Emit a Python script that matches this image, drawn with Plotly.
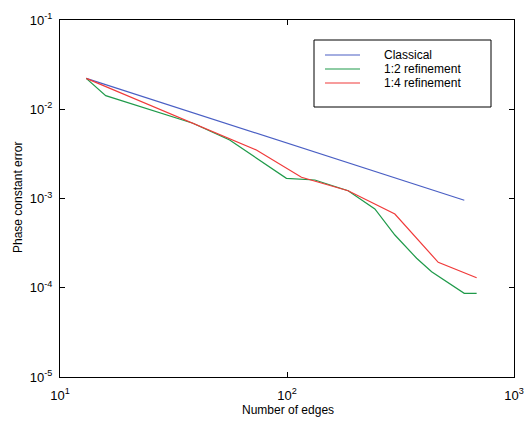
import plotly.graph_objects as go

# ---- data ----
series_names = ["Classical", "1:2 refinement", "1:4 refinement"]

classical_x = [13.05, 100, 604]
classical_y = [0.0222, 0.0042, 0.000955]

ref2_x = [13.05, 15.9, 38.5, 55.9, 99.4, 132.6, 185.9, 243.8, 298.7, 372.4, 433.6, 603.6, 684.6]
ref2_y = [0.0222, 0.01419, 0.00696, 0.00452, 0.001683, 0.001612, 0.001223, 0.000763,
          0.000390, 0.000214, 0.0001513, 0.0000867, 0.0000867]

ref4_x = [13.05, 73.3, 115.8, 185.9, 298.7, 463.7, 684.6]
ref4_y = [0.0222, 0.003494, 0.001728, 0.001223, 0.000670, 0.0001927, 0.0001296]

x_tickvals = [10, 100, 1000]
x_ticktext = ["10<sup>1</sup>", "10<sup>2</sup>", "10<sup>3</sup>"]
y_tickvals = [1e-5, 1e-4, 1e-3, 1e-2, 1e-1]
y_ticktext = ["10<sup>-5</sup>", "10<sup>-4</sup>", "10<sup>-3</sup>", "10<sup>-2</sup>", "10<sup>-1</sup>"]

colors = ["#4a5fc4", "#1f9a4a", "#f03a3a"]

FONT = "Liberation Sans, Arial, sans-serif"

fig = go.Figure()
for name, xs, ys, c in zip(series_names, [classical_x, ref2_x, ref4_x],
                           [classical_y, ref2_y, ref4_y], colors):
    fig.add_trace(go.Scatter(x=xs, y=ys, mode="lines", name=name,
                             line=dict(color=c, width=1.2), showlegend=False))

W, H = 527, 423
ml, mr, mt, mb = 60, 13, 20, 46
pw, ph = W - ml - mr, H - mt - mb

def px2paper_x(px):
    return (px - ml) / pw

def py2paper_y(py):
    return 1 - (py - mt) / ph

shapes = []
# legend box
shapes.append(dict(type="rect", xref="paper", yref="paper",
                   x0=px2paper_x(314), x1=px2paper_x(491),
                   y0=py2paper_y(107), y1=py2paper_y(40),
                   line=dict(color="black", width=1), fillcolor="white", layer="above"))
annotations = []
for i, (name, c) in enumerate(zip(series_names, colors)):
    yy = 55 + i * 14
    shapes.append(dict(type="line", xref="paper", yref="paper",
                       x0=px2paper_x(325), x1=px2paper_x(360),
                       y0=py2paper_y(yy), y1=py2paper_y(yy),
                       line=dict(color=c, width=1.2), layer="above"))
    annotations.append(dict(text=name, xref="paper", yref="paper",
                            x=px2paper_x(382), y=py2paper_y(yy),
                            xanchor="left", yanchor="middle", showarrow=False,
                            font=dict(family=FONT, size=12, color="black")))

# axis titles
annotations.append(dict(text="Number of edges", xref="paper", yref="paper",
                        x=px2paper_x(288), y=py2paper_y(410),
                        xanchor="center", yanchor="middle", showarrow=False,
                        font=dict(family=FONT, size=12, color="black")))
annotations.append(dict(text="Phase constant error", xref="paper", yref="paper",
                        x=px2paper_x(18), y=py2paper_y(198),
                        xanchor="center", yanchor="middle", showarrow=False,
                        textangle=-90,
                        font=dict(family=FONT, size=12, color="black")))

axis_common = dict(showgrid=False, zeroline=False, showline=True, mirror="ticks",
                   linecolor="black", linewidth=1.2, ticks="inside", ticklen=5,
                   tickcolor="black",
                   tickfont=dict(family=FONT, size=13, color="black"))

fig.update_layout(
    width=W, height=H,
    margin=dict(l=ml, r=mr, t=mt, b=mb, autoexpand=False),
    paper_bgcolor="white", plot_bgcolor="white",
    font=dict(family=FONT, size=12, color="black"),
    xaxis=dict(type="log", range=[1, 3], tickmode="array", ticklabelstandoff=6,
               tickvals=x_tickvals, ticktext=x_ticktext, **axis_common),
    yaxis=dict(type="log", range=[-5, -1], tickmode="array", ticklabelstandoff=4,
               tickvals=y_tickvals, ticktext=y_ticktext, **axis_common),
    shapes=shapes, annotations=annotations,
    showlegend=False,
)

fig.write_html("out.html", config={"displayModeBar": False},
               post_script="document.body.style.margin='0';document.body.style.padding='0';")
********************
- _Do this_: With all pictures left out, please transcribe exactly the lines from the start of the material through the line with "pw, ph = W - ml - mr, H - mt - mb".

- _Full response_:
Emit a Python script that matches this image, drawn with Plotly.
import plotly.graph_objects as go

# ---- data ----
series_names = ["Classical", "1:2 refinement", "1:4 refinement"]

classical_x = [13.05, 100, 604]
classical_y = [0.0222, 0.0042, 0.000955]

ref2_x = [13.05, 15.9, 38.5, 55.9, 99.4, 132.6, 185.9, 243.8, 298.7, 372.4, 433.6, 603.6, 684.6]
ref2_y = [0.0222, 0.01419, 0.00696, 0.00452, 0.001683, 0.001612, 0.001223, 0.000763,
          0.000390, 0.000214, 0.0001513, 0.0000867, 0.0000867]

ref4_x = [13.05, 73.3, 115.8, 185.9, 298.7, 463.7, 684.6]
ref4_y = [0.0222, 0.003494, 0.001728, 0.001223, 0.000670, 0.0001927, 0.0001296]

x_tickvals = [10, 100, 1000]
x_ticktext = ["10<sup>1</sup>", "10<sup>2</sup>", "10<sup>3</sup>"]
y_tickvals = [1e-5, 1e-4, 1e-3, 1e-2, 1e-1]
y_ticktext = ["10<sup>-5</sup>", "10<sup>-4</sup>", "10<sup>-3</sup>", "10<sup>-2</sup>", "10<sup>-1</sup>"]

colors = ["#4a5fc4", "#1f9a4a", "#f03a3a"]

FONT = "Liberation Sans, Arial, sans-serif"

fig = go.Figure()
for name, xs, ys, c in zip(series_names, [classical_x, ref2_x, ref4_x],
                           [classical_y, ref2_y, ref4_y], colors):
    fig.add_trace(go.Scatter(x=xs, y=ys, mode="lines", name=name,
                             line=dict(color=c, width=1.2), showlegend=False))

W, H = 527, 423
ml, mr, mt, mb = 60, 13, 20, 46
pw, ph = W - ml - mr, H - mt - mb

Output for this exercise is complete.